Complete step by step answer:
We have been given the information that a man of mass $60kg$ jumps from a trolley.
The mass of the trolley is $20kg$ and is present on a smooth surface.
The man jumps with an absolute velocity of ${\text{3m/s}}$.
Now, we need to find the velocity of the trolley. Also, we have to find the total energy produced by the man.
Let ${M_1}$ and ${M_2}$ be the mass of the man and the mass of the trolley respectively.
Therefore, we now have that ${M_1} = 60kg$ and ${M_2} = 20kg$.
We already have the velocity of the man ${v_1} = {\text{3m/s}}$.
Therefore by using the formula ${M_1}{v_1} + {M_2}{v_2} = 0$, let us find the velocity of the trolley.
The velocity of the trolley can be given as
$
  {M_1}{v_1} + {M_2}{v_2} = 0 \\
  60 \times 3 + 20 \times {v_2} = 0 \\
  {v_2} = - 9{\text{m/s}} \\
 $
The negative sign indicates that the trolley was moving in the opposite direction. Hence, the velocity of the trolley is ${\text{9m/s}}$.
Now, we have to find the energy produced by the man. This can be done by using the formula $E = \dfrac{1}{2}{M_1}v_1^2 + \dfrac{1}{2}{M_2}v_2^2$.
\[
  E = \dfrac{1}{2}{M_1}v_1^2 + \dfrac{1}{2}{M_2}v_2^2 \\
   = \dfrac{1}{2} \times 60 \times {3^2} + \dfrac{1}{2} \times 20 \times {9^2} \\
   = 1.08KJ \\
 \]
Hence, the energy produced by the man is $1.08KJ$.

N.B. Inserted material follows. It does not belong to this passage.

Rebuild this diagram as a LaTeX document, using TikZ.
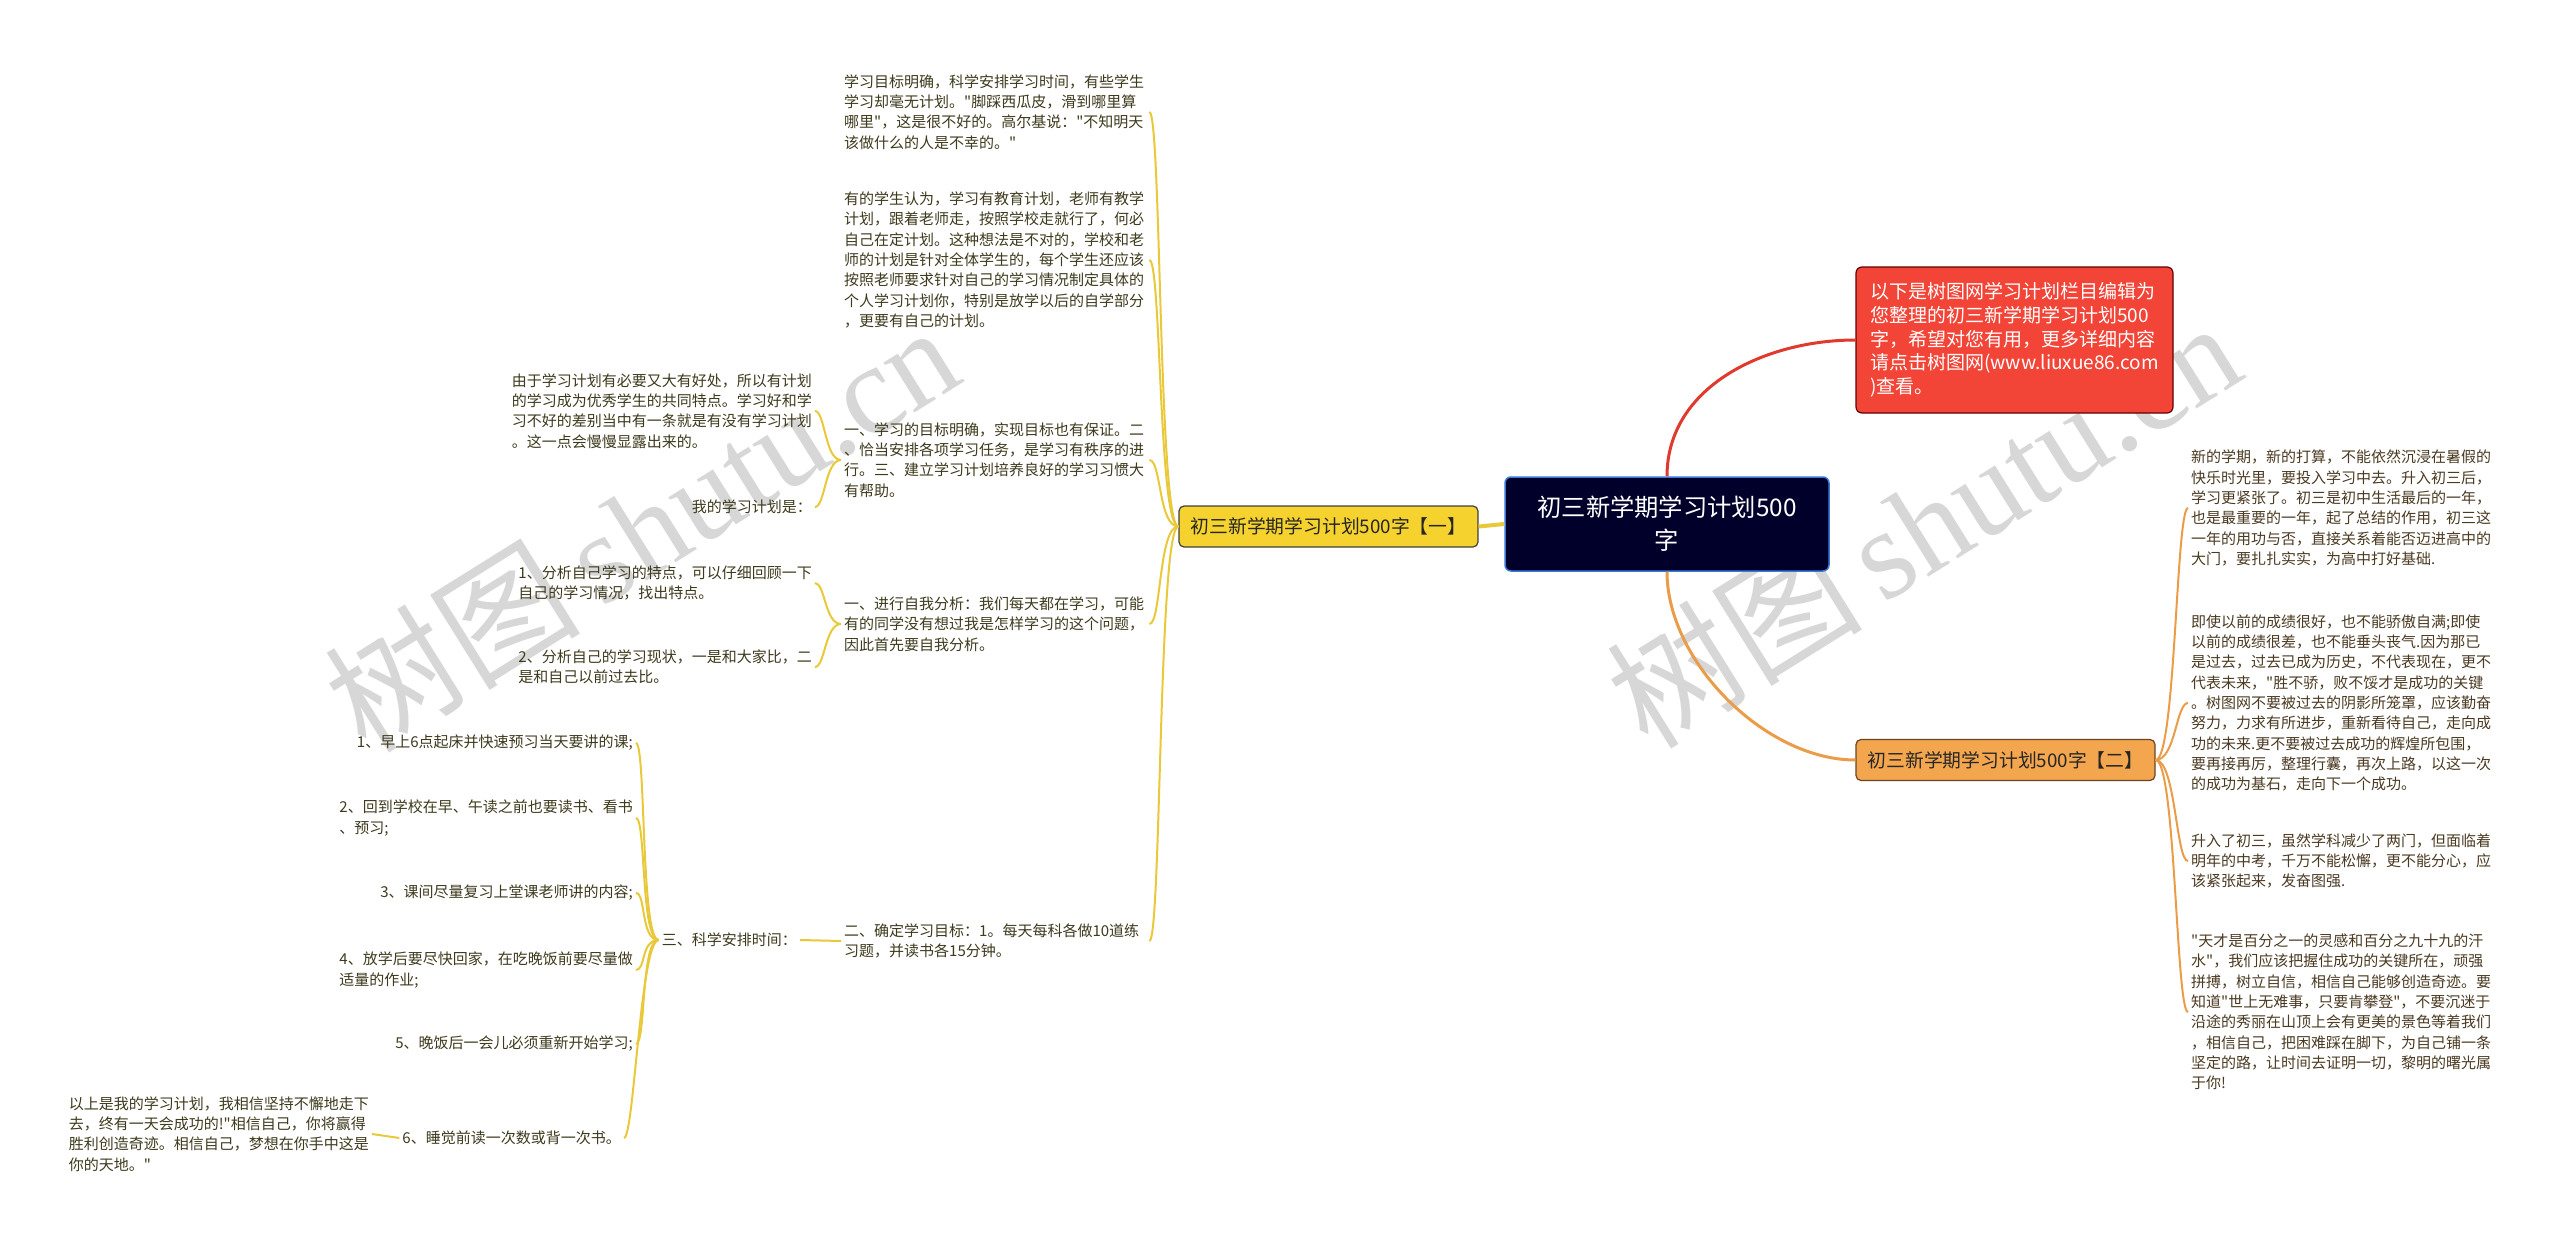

Therefore, we can conclude that the velocity of a trolley and total energy produced by man is ${\text{9m/s}}$ and $1.08KJ$ respectively.

So, the correct answer is “Option D”.

Note:
Whenever, two bodies are involved in terms of collision or touching then, always there will be a role of momentum. Students must know the formulas used in this solution. Then only they can answer the question. The most important formula used in this solution is $E = \dfrac{1}{2}{M_1}v_1^2 + \dfrac{1}{2}{M_2}v_2^2$ which gives the relation between the two bodies involving different masses and velocities.